In the 1920s, when the late gun writer Elmer Keith began writing articles about shooting handguns at long range, it caused quite a stir. Back then, most people thought of handguns as 50-yard propositions, at most.
Keith was hitting man-sized stumps at 300 and 400 yards, and once shot the <expletive deleted> out of an old outhouse at 600 yards or better. :eek:
I suspect that with a full load that is accurate, most cap and ball revolvers (excluding the .31 caliber and the smaller .36 Police or Pocket) could make life interesting for an opponent out to 200 yards, perhaps 300.
Keith said one thing years ago that always stuck with me: If you want to see how accurate a load is, shoot it at long range. Variances are multiplied at long range and will become apparent, whereas at 25 or 50 yards they may not be noticeable.
He's right. Conical bullets in my Colt Navy and Remington .44 are all over the landscape at 300 yards --- but a proper-sized lead ball is remarkably consistent as to where it lands.
As for that Rogers & Spencer hitting so high, I haven't a clue. Hitting 4 feet high at 25 yards simply isn't normal. I wonder if that barrel has been bent.
Keith said many cowpokes --- and many cowboys were remarkably ignorant when it came to their guns --- bent the barrels of their old Colts upward after using it for a club during a fight, or using it as a hammer or pry bar! The result was often a gun that shot extremely high.
If that R&S is a new gun, I'd ship it back. If not, perhaps you can have a machinist or gunsmith check the squareness of the barrel to the frame.

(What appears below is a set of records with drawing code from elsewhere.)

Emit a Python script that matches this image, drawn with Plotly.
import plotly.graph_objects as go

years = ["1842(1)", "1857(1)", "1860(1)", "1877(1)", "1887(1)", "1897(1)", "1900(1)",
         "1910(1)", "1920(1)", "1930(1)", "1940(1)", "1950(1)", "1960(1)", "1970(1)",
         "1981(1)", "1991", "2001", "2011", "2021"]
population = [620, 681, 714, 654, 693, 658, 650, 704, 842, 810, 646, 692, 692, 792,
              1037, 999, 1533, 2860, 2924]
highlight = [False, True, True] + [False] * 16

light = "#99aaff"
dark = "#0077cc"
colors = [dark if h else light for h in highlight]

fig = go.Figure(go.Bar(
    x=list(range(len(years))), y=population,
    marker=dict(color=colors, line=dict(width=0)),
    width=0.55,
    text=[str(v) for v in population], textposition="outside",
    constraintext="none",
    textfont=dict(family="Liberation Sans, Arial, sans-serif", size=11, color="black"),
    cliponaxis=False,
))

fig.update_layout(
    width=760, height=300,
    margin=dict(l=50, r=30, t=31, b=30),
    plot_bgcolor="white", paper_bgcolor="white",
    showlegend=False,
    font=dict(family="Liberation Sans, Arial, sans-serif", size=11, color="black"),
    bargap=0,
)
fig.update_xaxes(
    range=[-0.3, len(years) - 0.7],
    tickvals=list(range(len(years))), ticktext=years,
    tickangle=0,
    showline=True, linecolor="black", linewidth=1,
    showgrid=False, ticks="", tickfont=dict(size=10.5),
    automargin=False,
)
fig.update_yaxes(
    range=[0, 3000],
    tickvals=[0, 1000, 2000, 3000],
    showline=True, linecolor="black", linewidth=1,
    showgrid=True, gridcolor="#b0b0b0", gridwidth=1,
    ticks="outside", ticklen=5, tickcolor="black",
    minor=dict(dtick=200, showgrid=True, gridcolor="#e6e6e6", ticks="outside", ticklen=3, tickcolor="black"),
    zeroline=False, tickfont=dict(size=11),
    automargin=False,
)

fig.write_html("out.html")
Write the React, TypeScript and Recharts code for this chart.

The faster a pistol projectile moves, the lower it will land on a 25-yard target. The slower the bullet moves, the higher it will land.
So, your bugaboo may be attributed to powder contaminated with moisture. The powder burns unevenly and not completely, producing a very low muzzle velocity.
If you have access to a chronograph, check some of your loads about 15 feet from the muzzle. You shouldn't see more than 30 to 40 feet per second variation from shot to shot. That is, one shot at 800, another at 820 and the third at 780 fps.
But if you start seeing 800, 690, 825 and son on ... scrutinize your powder.
If you live in a damp climate, don't store your powder in a flask. Flasks are not airtight and will allow moisture into the powder. Black powder is hygroscopic, meaning it will draw moisture from the air.
This happened to yours truly, once. In damp climates, store your powder in its original, airtight can and fill your flask before you go to the range. When you return, pour what's left in your flask back in the can.